By Ken Stone
La Mesa police said Friday that they won’t seek charges against the young man whose confrontation with an officer led to a viral video that made the city “Ground Zero” for San Diego County protests beginning last weekend.
“After a full review of all of the evidence in the criminal investigation against Amaurie Johnson, 23, the La Mesa Police Department has decided it will not be seeking prosecution of Mr. Johnson on any of the alleged misdemeanor charges,” said a police statement.
The decision came two days after La Mesa released body camera footage of Johnson’s arrest May 27 near the Grossmont Trolley Center.
La Mesa Police Chief Walt Vasquez said Johnson was initially contacted for smoking in public, then later arrested on suspicion of assault on an officer, and resisting, delaying and obstructing an officer.
But the footage didn’t show an assault or resisting arrest, although Johnson was talkative. Johnson was released on a misdemeanor citation, Vasquez said.
“Dropping the charges against Amaurie Johnson is not enough,” Geneviéve Jones-Wright told Times of San Diego via email. “There needs to be an acknowledgement of the violation of his human and constitutional rights and a commitment that such a violation will never happen again.”
In both the body camera footage and a video on social media, the officer can be seen pushing Johnson into a seated position, with both men arguing.
Johnson was asked at the press conference why he kept popping up from his seated position. He said he was told he wasn’t under arrest.
Was his behavior in a sense provocative of the officer?
Jones-Wright, the former candidate for county district attorney, stepped in to answer the question.
She said that the first thing she said to Johnson after the incident was that she was proud he asserted his rights.
“He had every right under the Constitution and his God-given rights as a human being to walk away from that officer, where there was no probable cause underpinning that interaction,” she said. “What we see here … is the epitome and picture of why it is so hard to be black in America. Why we cannot sit, we cannot stand. … without our lives taken or shaken up.”
Many have decried the incident as an example of racial profiling, which led police protests already planned following George Floyd’s in-custody Memorial Day death in Minneapolis to take place in the East County city last weekend.
The officer involved in Johnson’s arrest has been placed on administrative leave pending the outcome of the investigation.
After city officials abruptly left the lectern, Johnson and others held their own impromptu news conference, in which they challenged what they called a “sham press conference” organized by city officials.
“There was no accountability taken today amongst the police officers that were here, the police chief,” Johnson said.

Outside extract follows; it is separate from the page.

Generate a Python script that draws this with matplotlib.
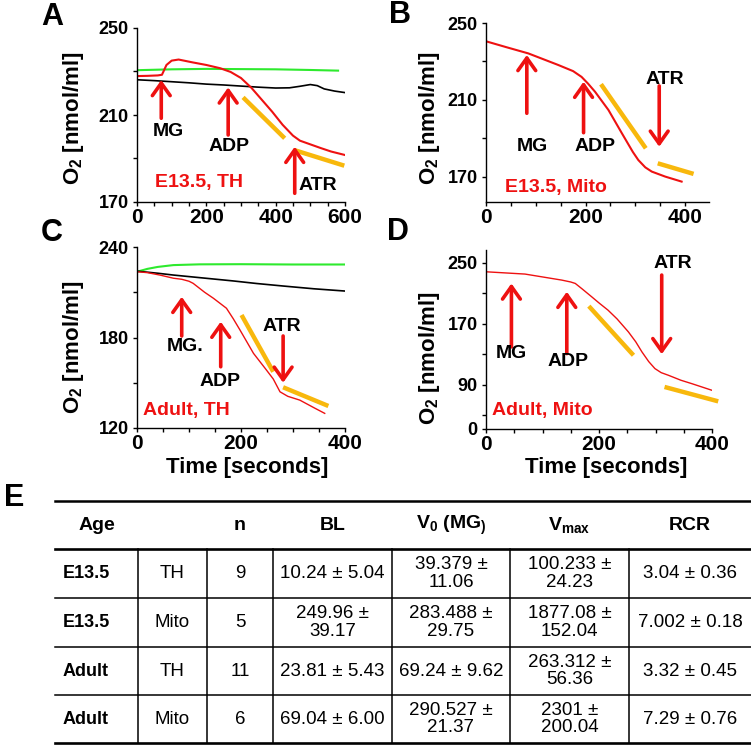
import matplotlib
matplotlib.use('Agg')
import matplotlib.pyplot as plt
from matplotlib.ticker import MultipleLocator, FixedLocator

plt.rcParams['font.family'] = ['Liberation Sans', 'DejaVu Sans']
plt.rcParams['mathtext.fontset'] = 'custom'
plt.rcParams['mathtext.rm'] = 'Liberation Sans'
plt.rcParams['mathtext.bf'] = 'Liberation Sans:bold'
plt.rcParams['mathtext.it'] = 'Liberation Sans:italic'

RED = '#ee1111'
GREEN = '#2eea2e'
ORANGE = '#f8b80c'

# ---- A: E13.5, TH ----
a_t_green = [0, 100, 200, 300, 400, 500, 580]
a_o2_green = [230.6, 231.0, 231.2, 231.1, 231.0, 230.7, 230.4]
a_t_black = [0, 50, 100, 150, 200, 250, 300, 350, 400, 440, 470, 500, 520, 540, 570, 600]
a_o2_black = [226.2, 225.8, 225.3, 224.8, 224.2, 223.8, 223.3, 222.8, 222.4, 222.5, 223.2, 224.0, 223.5, 222.0, 221.0, 220.3]
a_t_red = [0, 30, 60, 72, 85, 100, 120, 160, 200, 240, 270, 300, 330, 360, 390, 420, 450, 470, 500, 530, 560, 600]
a_o2_red = [227.9, 228.0, 228.2, 228.5, 233.0, 235.0, 235.5, 234.2, 233.0, 231.5, 229.8, 227.0, 222.5, 217.0,
            211.5, 205.5, 200.5, 198.2, 196.5, 194.8, 193.2, 191.6]
a_fit = [((306, 218.1), (426, 199.3)), ((453, 193.9), (598, 186.7))]
# (label, arrow tail, arrow head, label position)
a_marks = [('MG', (70, 208.5), (70, 226.1), (91, 202.3)),
           ('ADP', (263, 200.8), (263, 222.7), (265, 195.4)),
           ('ATR', (455, 174.0), (455, 195.4), (521, 177.8))]

# ---- B: E13.5, Mito ----
b_t_red = [0, 40, 85, 145, 175, 192, 205, 219, 246, 273, 295, 306, 320, 333, 360, 393]
b_o2_red = [240.5, 237.5, 234.2, 228.2, 225.0, 222.0, 218.5, 214.3, 204.8, 192.7, 183.0, 178.8, 175.0, 172.8,
            170.2, 167.6]
b_fit = [((231, 218.2), (321, 184.9)), ((345, 177.1), (417, 171.6))]
b_marks = [('MG', (82, 203.1), (82, 233.4), (93, 185.7)),
           ('ADP', (196, 193.0), (196, 219.5), (219, 185.7)),
           ('ATR', (348, 217.3), (348, 185.7), (360, 220.4))]

# ---- C: Adult, TH ----
c_t_green = [0, 20, 40, 70, 120, 200, 300, 400]
c_o2_green = [223.6, 225.5, 226.8, 228.0, 228.5, 228.6, 228.4, 228.4]
c_t_black = [0, 40, 70, 120, 185, 230, 282, 340, 400]
c_o2_black = [224.0, 222.6, 221.4, 219.7, 217.5, 215.8, 214.1, 212.3, 210.8]
c_t_red = [0, 20, 44, 70, 86, 100, 108, 130, 147, 172, 185, 198, 224, 249, 262, 275, 290, 313, 340, 361]
c_o2_red = [223.6, 223.0, 221.4, 219.3, 218.6, 217.3, 215.9, 210.0, 206.0, 199.4, 192.5, 185.0, 169.5, 158.4,
            152.5, 144.0, 141.0, 138.5, 133.5, 129.7]
c_fit = [((201, 194.9), (262, 157.3)), ((281, 147.0), (368, 134.6))]
c_marks = [('MG.', (86, 181.0), (86, 207.0), (92, 173.9)),
           ('ADP', (161, 160.6), (161, 190.5), (160, 150.7)),
           ('ATR', (281, 181.0), (281, 150.0), (278, 187.6))]

# ---- D: Adult, Mito ----
d_t_red = [0, 69, 134, 150, 158, 170, 187, 200, 216, 232, 252, 265, 276, 288, 299, 310, 323, 345, 364, 400]
d_o2_red = [238.4, 235.4, 227.5, 225.0, 223.1, 216.0, 205.6, 197.5, 188.0, 176.5, 159.5, 146.5, 133.2, 120.5,
            111.3, 106.0, 102.5, 96.0, 91.6, 82.8]
d_fit = [((182, 193.3), (261, 128.8)), ((316, 87.2), (411, 68.3))]
d_marks = [('MG', (45, 139.8), (45, 223.1), (45, 131.0)),
           ('ADP', (143, 131.0), (143, 212.2), (146, 120.0)),
           ('ATR', (311, 234.1), (311, 130.2), (331, 249.5))]

# ---- E: table ----
col_heads = ['Age', '', 'n', 'BL', r'$\mathbf{V_0\ (MG_{)}}$', r'$\mathbf{V_{max}}$', 'RCR']
ages = ['E13.5', 'E13.5', 'Adult', 'Adult']
preps = ['TH', 'Mito', 'TH', 'Mito']
n_vals = ['9', '5', '11', '6']
bl_vals = ['10.24 ± 5.04', '249.96 ±\n39.17', '23.81 ± 5.43', '69.04 ± 6.00']
v0_vals = ['39.379 ±\n11.06', '283.488 ±\n29.75', '69.24 ± 9.62', '290.527 ±\n21.37']
vmax_vals = ['100.233 ±\n24.23', '1877.08 ±\n152.04', '263.312 ±\n56.36', '2301 ±\n200.04']
rcr_vals = ['3.04 ± 0.36', '7.002 ± 0.18', '3.32 ± 0.45', '7.29 ± 0.76']

W, H = 751, 748
fig = plt.figure(figsize=(W / 100, H / 100), dpi=100)


def px_rect(x0, y0, x1, y1):
    return [x0 / W, 1 - y1 / H, (x1 - x0) / W, (y1 - y0) / H]


def panel(rect, xlim, ylim, xmajor, ymajor, yminor, ylabels, traces, fits, marks, cond, cond_xy):
    ax = fig.add_axes(rect)
    for t, v, c, lw in traces:
        ax.plot(t, v, color=c, lw=lw)
    for (x0, y0), (x1, y1) in fits:
        ax.plot([x0, x1], [y0, y1], color=ORANGE, lw=3.2, solid_capstyle='butt', clip_on=False)
    for name, tail, head, pos in marks:
        ax.annotate('', xy=head, xytext=tail,
                    arrowprops=dict(arrowstyle='->,head_length=0.45,head_width=0.32', color=RED, lw=2.6,
                                    mutation_scale=20, shrinkA=0, shrinkB=0))
        ax.text(pos[0], pos[1], name, ha='center', va='center', fontsize=14, fontweight='bold')
    ax.text(cond_xy[0], cond_xy[1], cond, ha='left', va='center', fontsize=14, fontweight='bold', color=RED)
    ax.set_xlim(xlim)
    ax.set_ylim(ylim)
    ax.xaxis.set_major_locator(FixedLocator(xmajor))
    ax.xaxis.set_minor_locator(MultipleLocator(50))
    ax.yaxis.set_major_locator(FixedLocator(ymajor))
    ax.yaxis.set_minor_locator(FixedLocator(yminor))
    ax.set_yticklabels(ylabels)
    for s in ['top', 'right']:
        ax.spines[s].set_visible(False)
    for s in ['left', 'bottom']:
        ax.spines[s].set_linewidth(1.0)
    ax.tick_params(which='both', direction='out', length=3, width=1.0)
    ax.tick_params(axis='x', labelsize=15, pad=1)
    ax.tick_params(axis='y', labelsize=13, pad=3)
    for lab in ax.get_xticklabels() + ax.get_yticklabels():
        lab.set_fontweight('bold')
    return ax


panel(px_rect(137, 28, 345, 202), (0, 600), (170, 250), [0, 200, 400, 600], [170, 210, 250], [190, 230],
      ['170', '210', '250'],
      [(a_t_green, a_o2_green, GREEN, 1.5), (a_t_black, a_o2_black, 'black', 1.2), (a_t_red, a_o2_red, RED, 1.5)],
      a_fit, a_marks, 'E13.5, TH', (52, 178.9))

panel(px_rect(486, 23, 709, 202), (0, 448), (157, 250), [0, 200, 400], [170, 210, 250], [190, 230],
      ['170', '210', '250'],
      [(b_t_red, b_o2_red, RED, 1.5)],
      b_fit, b_marks, 'E13.5, Mito', (38, 164.6))

panel(px_rect(137, 247, 345, 428), (0, 400), (120, 240), [0, 200, 400], [120, 180, 240], [150, 210],
      ['120', '180', '240'],
      [(c_t_green, c_o2_green, GREEN, 1.5), (c_t_black, c_o2_black, 'black', 1.2), (c_t_red, c_o2_red, RED, 1.0)],
      c_fit, c_marks, 'Adult, TH', (12, 131.5))

panel(px_rect(486, 250, 712, 429), (0, 400), (32, 267), [0, 200, 400], [32, 90, 170, 250], [50, 130, 210],
      ['0', '90', '170', '250'],
      [(d_t_red, d_o2_red, RED, 1.0)],
      d_fit, d_marks, 'Adult, Mito', (10, 56.5))


def ftxt(x, y, s, **kw):
    fig.text(x / W, 1 - y / H, s, **kw)


# panel letters
for letter, x, y in [('A', 52, 17), ('B', 400, 15), ('C', 52, 233), ('D', 398, 232), ('E', 14, 498)]:
    ftxt(x, y, letter, ha='center', va='center', fontsize=22, fontweight='bold')

# axis titles
ylab = r'$\mathbf{O_2}$ [nmol/ml]'
for x, y in [(73, 118), (430, 118), (73, 347), (430, 358)]:
    ftxt(x, y, ylab, ha='center', va='center', rotation=90, fontsize=16, fontweight='bold')
for x, y in [(247, 467), (606, 467)]:
    ftxt(x, y, 'Time [seconds]', ha='center', va='center', fontsize=16, fontweight='bold')

# table drawn in pixel space
tab = fig.add_axes([0, 0, 1, 1])
tab.set_xlim(0, W)
tab.set_ylim(H, 0)
tab.axis('off')

row_lines = [549, 598, 647, 695, 743]
col_lines = [138, 207, 273, 392, 510, 629]
col_centers = [97, 172.5, 240, 332.5, 451, 569.5, 690]
tab.plot([55, W], [500.7, 500.7], color='black', lw=1.8)
for i, y in enumerate(row_lines):
    thick = i in (0, len(row_lines) - 1)
    tab.plot([55, W], [y, y], color='black', lw=1.9 if thick else 1.1)
for x in col_lines:
    tab.plot([x, x], [row_lines[0], row_lines[-1]], color='black', lw=1.1)

for x, s in zip(col_centers, col_heads):
    tab.text(x, 525, s, ha='center', va='center', fontsize=14, fontweight='bold')

columns = [preps, n_vals, bl_vals, v0_vals, vmax_vals, rcr_vals]
for r in range(len(ages)):
    yc = (row_lines[r] + row_lines[r + 1]) / 2
    tab.text(63, yc, ages[r], ha='left', va='center', fontsize=13, fontweight='bold')
    for x, col in zip(col_centers[1:], columns):
        tab.text(x, yc, col[r], ha='center', va='center', fontsize=13.5, linespacing=1.05)

fig.savefig('out.png', dpi=100)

“I also didn’t hear any apologies in regards to what happened to Leslie Furcron, no apologies in regards to what might have happened to anyone else that was hurt or harmed during this time.”
Johnson on Wednesday said there was no smoking paraphernalia found on him, despite that being the alleged impetus for his arrest. He said he was only waiting in the area for a friend to come pick him up.
Updated at 5:54 p.m. June 5, 2020
— City News Service contributed to this report.